• _Supplied material_:
****
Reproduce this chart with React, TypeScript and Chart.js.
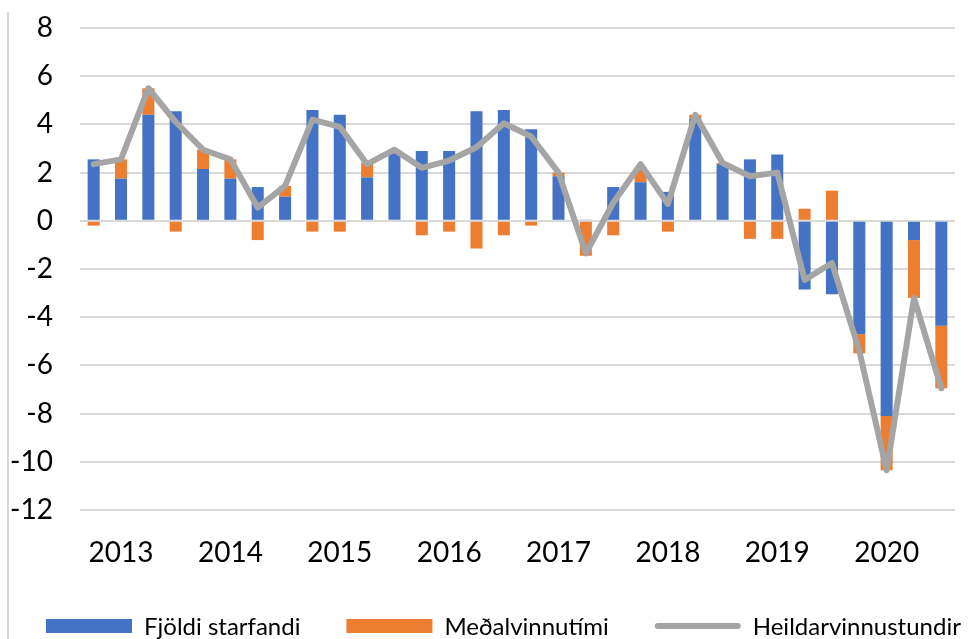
import React, { useEffect, useRef } from "react";
import { Chart, registerables } from "chart.js";

Chart.register(...registerables);

const quarters = [
  "2013Q1", "2013Q2", "2013Q3", "2013Q4",
  "2014Q1", "2014Q2", "2014Q3", "2014Q4",
  "2015Q1", "2015Q2", "2015Q3", "2015Q4",
  "2016Q1", "2016Q2", "2016Q3", "2016Q4",
  "2017Q1", "2017Q2", "2017Q3", "2017Q4",
  "2018Q1", "2018Q2", "2018Q3", "2018Q4",
  "2019Q1", "2019Q2", "2019Q3", "2019Q4",
  "2020Q1", "2020Q2", "2020Q3", "2020Q4",
];

const yearLabels = ["2013", "2014", "2015", "2016", "2017", "2018", "2019", "2020"];

const fjoldiStarfandi = [
  2.55, 1.75, 4.4, 4.55,
  2.15, 1.75, 1.4, 1.0,
  4.6, 4.4, 1.8, 2.8,
  2.9, 2.9, 4.55, 4.6,
  3.8, 1.85, 0.05, 1.4,
  1.6, 1.2, 4.25, 2.35,
  2.55, 2.75, -2.85, -3.05,
  -4.7, -8.1, -0.8, -4.35,
];

const medalvinnutimi = [
  -0.2, 0.8, 1.1, -0.45,
  0.8, 0.8, -0.8, 0.45,
  -0.45, -0.45, 0.6, 0.15,
  -0.6, -0.45, -1.15, -0.6,
  -0.2, 0.15, -1.45, -0.6,
  0.6, -0.45, 0.15, 0.05,
  -0.75, -0.75, 0.5, 1.25,
  -0.8, -2.25, -2.4, -2.6,
];

const heildarvinnustundir = [
  2.35, 2.55, 5.5, 4.1,
  2.95, 2.55, 0.55, 1.45,
  4.2, 3.9, 2.35, 2.95,
  2.2, 2.5, 3.05, 4.05,
  3.5, 2.0, -1.35, 0.75,
  2.35, 0.7, 4.4, 2.4,
  1.85, 2.0, -2.45, -1.75,
  -5.4, -10.35, -3.2, -6.95,
];

const seriesNames = ["Fjöldi starfandi", "Meðalvinnutími", "Heildarvinnustundir"];

const BLUE = "#4472c4";
const ORANGE = "#ed7d31";
const GREY = "#a5a5a5";
const FONT = "Lato";

// Legend drawn below the axis, laid out from measured text widths
const bottomLegend = {
  id: "bottomLegend",
  afterDraw(chart: any) {
    const ctx = chart.ctx as CanvasRenderingContext2D;
    const boxW = 86;
    const boxH = 14;
    const textGap = 12;
    const itemGap = 46;
    const startX = 46;
    const cy = chart.height - 13;
    ctx.save();
    ctx.font = `24px ${FONT}`;
    ctx.textBaseline = "middle";
    ctx.textAlign = "left";
    let x = startX;
    chart.data.datasets.forEach((ds: any) => {
      const isLine = ds.type === "line";
      if (isLine) {
        ctx.strokeStyle = GREY;
        ctx.lineWidth = 6;
        ctx.lineCap = "round";
        ctx.beginPath();
        ctx.moveTo(x + 3, cy);
        ctx.lineTo(x + boxW - 3, cy);
        ctx.stroke();
      } else {
        ctx.fillStyle = ds.backgroundColor;
        ctx.fillRect(x, cy - boxH / 2, boxW, boxH);
      }
      ctx.fillStyle = "#000";
      const tx = x + boxW + textGap;
      ctx.fillText(ds.label, tx, cy + 1);
      x = tx + ctx.measureText(ds.label).width + itemGap;
    });
    ctx.restore();
  },
};

export default function App() {
  const canvasRef = useRef<HTMLCanvasElement | null>(null);

  useEffect(() => {
    const canvas = canvasRef.current;
    if (!canvas) return;
    const chart = new Chart(canvas, {
      type: "bar",
      data: {
        labels: quarters,
        datasets: [
          {
            type: "bar",
            label: seriesNames[0],
            data: fjoldiStarfandi,
            backgroundColor: BLUE,
            stack: "bars",
            order: 2,
            barPercentage: 0.44,
            categoryPercentage: 1,
          },
          {
            type: "bar",
            label: seriesNames[1],
            data: medalvinnutimi,
            backgroundColor: ORANGE,
            stack: "bars",
            order: 2,
            barPercentage: 0.44,
            categoryPercentage: 1,
          },
          {
            type: "line",
            label: seriesNames[2],
            data: heildarvinnustundir,
            borderColor: GREY,
            backgroundColor: GREY,
            borderWidth: 6,
            pointRadius: 0,
            tension: 0,
            stack: "line",
            order: 1,
            borderJoinStyle: "round",
            borderCapStyle: "round",
          } as any,
        ],
      },
      options: {
        animation: false,
        responsive: false,
        maintainAspectRatio: false,
        layout: { padding: { top: 28, right: 18, left: 0, bottom: 64 } },
        plugins: {
          tooltip: { enabled: false },
          legend: { display: false },
        },
        scales: {
          x: {
            stacked: true,
            grid: { display: false, drawTicks: false },
            border: { display: false },
            afterFit: (scale: any) => {
              scale.height = 65;
            },
            ticks: {
              autoSkip: false,
              maxRotation: 0,
              minRotation: 0,
              padding: 26,
              color: "#000",
              font: { family: FONT, size: 28 },
              callback: (_v: any, index: number) =>
                index % 4 === 1 ? yearLabels[Math.floor(index / 4)] : "",
            },
          },
          y: {
            stacked: true,
            min: -12,
            max: 8,
            grid: { color: "#d9d9d9", lineWidth: 2, drawTicks: false },
            border: { display: false },
            afterFit: (scale: any) => {
              scale.width = 80;
              scale.paddingTop = 17;
              scale.paddingBottom = 17;
            },
            ticks: {
              stepSize: 2,
              padding: 27,
              color: "#000",
              font: { family: FONT, size: 28 },
            },
          },
        },
      },
      plugins: [bottomLegend],
    });
    return () => chart.destroy();
  }, []);

  return (
    <div
      style={{
        position: "fixed",
        left: 0,
        top: 0,
        width: 973,
        height: 639,
        overflow: "hidden",
        background: "#fff",
      }}
    >
      <div
        style={{
          position: "absolute",
          left: 7,
          top: 12,
          width: 2,
          bottom: 0,
          background: "#d9d9d9",
        }}
      />
      <canvas
        ref={canvasRef}
        width={973}
        height={639}
        style={{ position: "absolute", left: 0, top: 0, width: 973, height: 639 }}
      />
    </div>
  );
}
****
• _Task to complete_: From the top of the listing above, repeat each line exactly until you reach the line containing "Chart.register(...registerables);", and repeat that one too. Leave the pictures out.

• _Reply to the task_:
Reproduce this chart with React, TypeScript and Chart.js.
import React, { useEffect, useRef } from "react";
import { Chart, registerables } from "chart.js";

Chart.register(...registerables);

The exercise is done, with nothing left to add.